━━ Dataset excerpts

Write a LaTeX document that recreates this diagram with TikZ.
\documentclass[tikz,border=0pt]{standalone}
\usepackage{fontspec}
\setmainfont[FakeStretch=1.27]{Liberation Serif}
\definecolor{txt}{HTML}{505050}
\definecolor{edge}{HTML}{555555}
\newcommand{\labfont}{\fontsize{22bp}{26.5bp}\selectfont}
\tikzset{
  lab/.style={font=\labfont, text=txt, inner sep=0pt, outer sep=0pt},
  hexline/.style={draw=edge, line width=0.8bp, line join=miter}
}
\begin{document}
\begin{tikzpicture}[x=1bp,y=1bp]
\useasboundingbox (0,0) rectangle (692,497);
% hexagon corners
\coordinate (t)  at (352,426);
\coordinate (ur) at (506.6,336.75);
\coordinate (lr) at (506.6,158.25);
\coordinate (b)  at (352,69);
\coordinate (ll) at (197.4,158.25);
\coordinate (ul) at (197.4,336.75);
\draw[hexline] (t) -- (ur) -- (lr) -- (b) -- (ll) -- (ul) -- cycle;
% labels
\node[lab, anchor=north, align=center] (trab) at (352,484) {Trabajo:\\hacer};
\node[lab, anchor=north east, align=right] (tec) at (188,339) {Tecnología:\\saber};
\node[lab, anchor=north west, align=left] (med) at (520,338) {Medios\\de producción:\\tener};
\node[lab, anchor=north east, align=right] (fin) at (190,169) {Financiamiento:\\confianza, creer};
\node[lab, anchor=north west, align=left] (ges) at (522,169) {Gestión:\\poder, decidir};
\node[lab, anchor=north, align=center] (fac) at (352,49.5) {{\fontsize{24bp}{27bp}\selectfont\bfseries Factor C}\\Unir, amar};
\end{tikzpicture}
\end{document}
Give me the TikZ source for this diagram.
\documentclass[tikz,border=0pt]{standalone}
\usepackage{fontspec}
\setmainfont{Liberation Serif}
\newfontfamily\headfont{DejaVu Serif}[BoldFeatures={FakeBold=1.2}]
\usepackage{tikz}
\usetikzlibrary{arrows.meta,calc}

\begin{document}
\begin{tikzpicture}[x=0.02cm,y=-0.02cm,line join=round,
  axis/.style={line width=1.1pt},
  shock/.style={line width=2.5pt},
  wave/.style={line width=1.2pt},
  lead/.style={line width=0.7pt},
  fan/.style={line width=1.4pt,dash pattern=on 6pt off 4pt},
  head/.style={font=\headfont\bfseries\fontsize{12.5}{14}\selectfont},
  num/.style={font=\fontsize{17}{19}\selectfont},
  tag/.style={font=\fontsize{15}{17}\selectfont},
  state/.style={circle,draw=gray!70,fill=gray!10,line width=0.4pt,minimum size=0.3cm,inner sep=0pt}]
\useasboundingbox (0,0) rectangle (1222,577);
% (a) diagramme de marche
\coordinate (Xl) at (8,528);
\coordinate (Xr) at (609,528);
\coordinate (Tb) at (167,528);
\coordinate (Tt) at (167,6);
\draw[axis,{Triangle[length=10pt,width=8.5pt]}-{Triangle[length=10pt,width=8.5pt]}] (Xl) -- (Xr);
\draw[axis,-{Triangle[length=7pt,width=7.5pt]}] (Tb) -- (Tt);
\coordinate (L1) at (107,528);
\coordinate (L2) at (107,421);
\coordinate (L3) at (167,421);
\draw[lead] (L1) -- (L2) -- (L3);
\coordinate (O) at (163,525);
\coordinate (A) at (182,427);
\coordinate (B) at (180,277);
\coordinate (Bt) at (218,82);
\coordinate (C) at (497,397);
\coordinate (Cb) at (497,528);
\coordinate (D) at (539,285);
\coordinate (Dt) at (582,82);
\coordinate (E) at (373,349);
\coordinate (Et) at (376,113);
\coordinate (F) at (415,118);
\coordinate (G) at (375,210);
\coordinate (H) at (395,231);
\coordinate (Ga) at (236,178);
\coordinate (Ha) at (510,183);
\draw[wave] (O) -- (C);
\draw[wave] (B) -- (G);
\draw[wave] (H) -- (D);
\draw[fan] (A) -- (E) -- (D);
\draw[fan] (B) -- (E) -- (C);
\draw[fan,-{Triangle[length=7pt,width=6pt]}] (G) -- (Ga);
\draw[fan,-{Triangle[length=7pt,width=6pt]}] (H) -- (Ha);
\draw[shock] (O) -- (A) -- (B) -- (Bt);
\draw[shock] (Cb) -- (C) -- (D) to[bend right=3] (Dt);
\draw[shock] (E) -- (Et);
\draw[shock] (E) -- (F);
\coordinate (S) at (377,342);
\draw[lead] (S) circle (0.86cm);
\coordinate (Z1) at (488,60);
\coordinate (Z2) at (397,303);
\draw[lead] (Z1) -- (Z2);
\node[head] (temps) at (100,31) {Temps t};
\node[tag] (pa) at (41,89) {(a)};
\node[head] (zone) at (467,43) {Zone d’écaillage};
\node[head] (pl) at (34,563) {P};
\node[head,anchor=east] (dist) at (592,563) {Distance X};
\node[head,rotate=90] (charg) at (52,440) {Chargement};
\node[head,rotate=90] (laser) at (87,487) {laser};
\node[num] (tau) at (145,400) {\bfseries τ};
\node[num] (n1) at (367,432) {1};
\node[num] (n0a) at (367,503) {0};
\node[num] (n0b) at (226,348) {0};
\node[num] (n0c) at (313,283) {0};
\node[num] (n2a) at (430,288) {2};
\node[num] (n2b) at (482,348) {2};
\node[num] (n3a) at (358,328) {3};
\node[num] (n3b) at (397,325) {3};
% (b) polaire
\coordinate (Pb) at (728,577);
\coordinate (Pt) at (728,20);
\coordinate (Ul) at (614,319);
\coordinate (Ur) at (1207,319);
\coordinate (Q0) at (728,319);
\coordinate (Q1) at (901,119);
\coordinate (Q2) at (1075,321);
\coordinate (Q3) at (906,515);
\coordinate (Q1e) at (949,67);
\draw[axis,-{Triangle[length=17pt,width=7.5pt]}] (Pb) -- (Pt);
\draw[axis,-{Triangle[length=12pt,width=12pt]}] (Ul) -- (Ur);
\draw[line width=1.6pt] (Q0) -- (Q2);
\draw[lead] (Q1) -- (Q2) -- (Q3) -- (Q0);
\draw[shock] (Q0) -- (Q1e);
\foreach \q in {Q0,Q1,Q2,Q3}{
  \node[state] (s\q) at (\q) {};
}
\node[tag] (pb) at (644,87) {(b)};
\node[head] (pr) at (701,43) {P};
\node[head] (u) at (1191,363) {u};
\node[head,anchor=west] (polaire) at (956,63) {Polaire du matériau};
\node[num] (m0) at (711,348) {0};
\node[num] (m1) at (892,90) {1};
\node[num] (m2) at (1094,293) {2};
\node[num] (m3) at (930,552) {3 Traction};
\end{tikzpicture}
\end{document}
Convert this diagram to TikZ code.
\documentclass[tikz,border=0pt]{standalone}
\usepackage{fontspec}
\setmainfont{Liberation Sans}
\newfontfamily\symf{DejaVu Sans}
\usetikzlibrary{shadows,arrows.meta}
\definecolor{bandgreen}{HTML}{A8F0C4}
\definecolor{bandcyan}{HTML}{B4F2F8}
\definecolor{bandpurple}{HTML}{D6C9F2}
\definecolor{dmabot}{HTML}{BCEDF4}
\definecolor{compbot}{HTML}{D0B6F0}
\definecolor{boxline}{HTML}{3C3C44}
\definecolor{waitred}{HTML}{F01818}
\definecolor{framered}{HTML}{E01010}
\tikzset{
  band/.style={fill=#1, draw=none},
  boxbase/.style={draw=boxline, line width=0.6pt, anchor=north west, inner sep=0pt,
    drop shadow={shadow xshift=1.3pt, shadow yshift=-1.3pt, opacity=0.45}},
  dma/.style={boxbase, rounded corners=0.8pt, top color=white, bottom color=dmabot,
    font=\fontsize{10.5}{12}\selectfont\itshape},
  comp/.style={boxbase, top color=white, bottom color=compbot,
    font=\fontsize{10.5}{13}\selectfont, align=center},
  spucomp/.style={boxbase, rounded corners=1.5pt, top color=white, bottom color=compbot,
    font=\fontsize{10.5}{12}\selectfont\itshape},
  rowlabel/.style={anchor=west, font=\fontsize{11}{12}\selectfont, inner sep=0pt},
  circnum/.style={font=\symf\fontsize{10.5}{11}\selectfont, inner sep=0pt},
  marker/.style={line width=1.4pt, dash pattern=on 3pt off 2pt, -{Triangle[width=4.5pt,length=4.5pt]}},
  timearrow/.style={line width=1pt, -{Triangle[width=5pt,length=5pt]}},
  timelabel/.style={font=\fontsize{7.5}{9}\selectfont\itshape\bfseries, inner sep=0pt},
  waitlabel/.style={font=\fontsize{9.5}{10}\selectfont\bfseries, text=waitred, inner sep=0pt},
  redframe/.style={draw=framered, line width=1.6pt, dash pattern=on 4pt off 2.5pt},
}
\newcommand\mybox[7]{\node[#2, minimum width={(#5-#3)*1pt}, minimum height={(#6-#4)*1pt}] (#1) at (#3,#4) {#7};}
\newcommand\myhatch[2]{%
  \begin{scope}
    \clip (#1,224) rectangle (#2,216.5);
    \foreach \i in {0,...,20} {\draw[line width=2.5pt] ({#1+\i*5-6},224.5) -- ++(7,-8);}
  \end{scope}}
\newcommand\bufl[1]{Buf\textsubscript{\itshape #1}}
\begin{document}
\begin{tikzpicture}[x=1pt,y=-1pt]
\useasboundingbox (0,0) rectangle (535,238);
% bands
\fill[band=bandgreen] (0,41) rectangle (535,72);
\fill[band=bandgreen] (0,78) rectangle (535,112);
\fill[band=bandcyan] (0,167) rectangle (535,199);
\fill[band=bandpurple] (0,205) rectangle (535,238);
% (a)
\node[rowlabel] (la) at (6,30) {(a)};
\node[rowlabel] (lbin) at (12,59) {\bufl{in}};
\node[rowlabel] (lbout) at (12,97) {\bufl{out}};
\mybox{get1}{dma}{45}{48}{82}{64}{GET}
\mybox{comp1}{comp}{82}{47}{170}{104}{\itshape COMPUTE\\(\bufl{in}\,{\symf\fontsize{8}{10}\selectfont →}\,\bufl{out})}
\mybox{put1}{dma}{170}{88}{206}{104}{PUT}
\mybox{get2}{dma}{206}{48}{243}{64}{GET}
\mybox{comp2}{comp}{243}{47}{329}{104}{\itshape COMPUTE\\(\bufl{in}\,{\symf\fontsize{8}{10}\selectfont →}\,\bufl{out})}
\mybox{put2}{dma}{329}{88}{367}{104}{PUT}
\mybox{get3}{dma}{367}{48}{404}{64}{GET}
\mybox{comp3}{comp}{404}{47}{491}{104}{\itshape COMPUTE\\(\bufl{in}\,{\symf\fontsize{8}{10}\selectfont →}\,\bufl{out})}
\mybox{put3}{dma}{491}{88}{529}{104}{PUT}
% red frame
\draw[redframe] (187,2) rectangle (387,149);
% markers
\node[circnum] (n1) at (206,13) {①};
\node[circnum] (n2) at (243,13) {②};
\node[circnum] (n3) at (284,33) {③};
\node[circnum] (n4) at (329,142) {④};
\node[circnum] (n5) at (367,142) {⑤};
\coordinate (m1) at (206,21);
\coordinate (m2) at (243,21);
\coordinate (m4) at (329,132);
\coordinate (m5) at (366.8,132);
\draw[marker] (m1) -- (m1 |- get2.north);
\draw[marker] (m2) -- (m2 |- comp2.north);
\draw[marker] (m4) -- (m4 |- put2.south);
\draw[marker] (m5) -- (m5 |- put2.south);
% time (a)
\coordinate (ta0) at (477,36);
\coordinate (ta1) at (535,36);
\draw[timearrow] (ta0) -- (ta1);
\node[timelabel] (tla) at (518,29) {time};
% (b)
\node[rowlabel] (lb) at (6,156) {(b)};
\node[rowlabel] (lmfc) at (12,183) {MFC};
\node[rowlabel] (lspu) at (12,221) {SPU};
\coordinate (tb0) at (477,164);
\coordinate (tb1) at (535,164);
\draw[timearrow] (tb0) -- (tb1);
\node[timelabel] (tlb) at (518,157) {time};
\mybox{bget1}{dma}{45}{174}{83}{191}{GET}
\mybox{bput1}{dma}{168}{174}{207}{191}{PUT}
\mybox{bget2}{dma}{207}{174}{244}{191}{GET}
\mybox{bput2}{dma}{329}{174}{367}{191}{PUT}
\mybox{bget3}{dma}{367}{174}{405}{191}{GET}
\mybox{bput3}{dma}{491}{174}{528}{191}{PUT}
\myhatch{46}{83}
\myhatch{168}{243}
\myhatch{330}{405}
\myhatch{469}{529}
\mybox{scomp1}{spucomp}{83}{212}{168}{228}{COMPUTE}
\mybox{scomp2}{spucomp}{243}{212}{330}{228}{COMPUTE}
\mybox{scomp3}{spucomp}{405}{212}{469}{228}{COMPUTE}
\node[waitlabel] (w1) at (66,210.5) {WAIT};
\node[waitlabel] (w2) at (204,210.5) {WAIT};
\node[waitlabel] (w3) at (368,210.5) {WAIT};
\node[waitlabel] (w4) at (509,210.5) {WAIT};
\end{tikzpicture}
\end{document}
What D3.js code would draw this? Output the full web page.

━━━━

Go through the listing above and return every line where the word "code" occurs.

Convert this diagram to TikZ code.
What D3.js code would draw this? Output the full web page.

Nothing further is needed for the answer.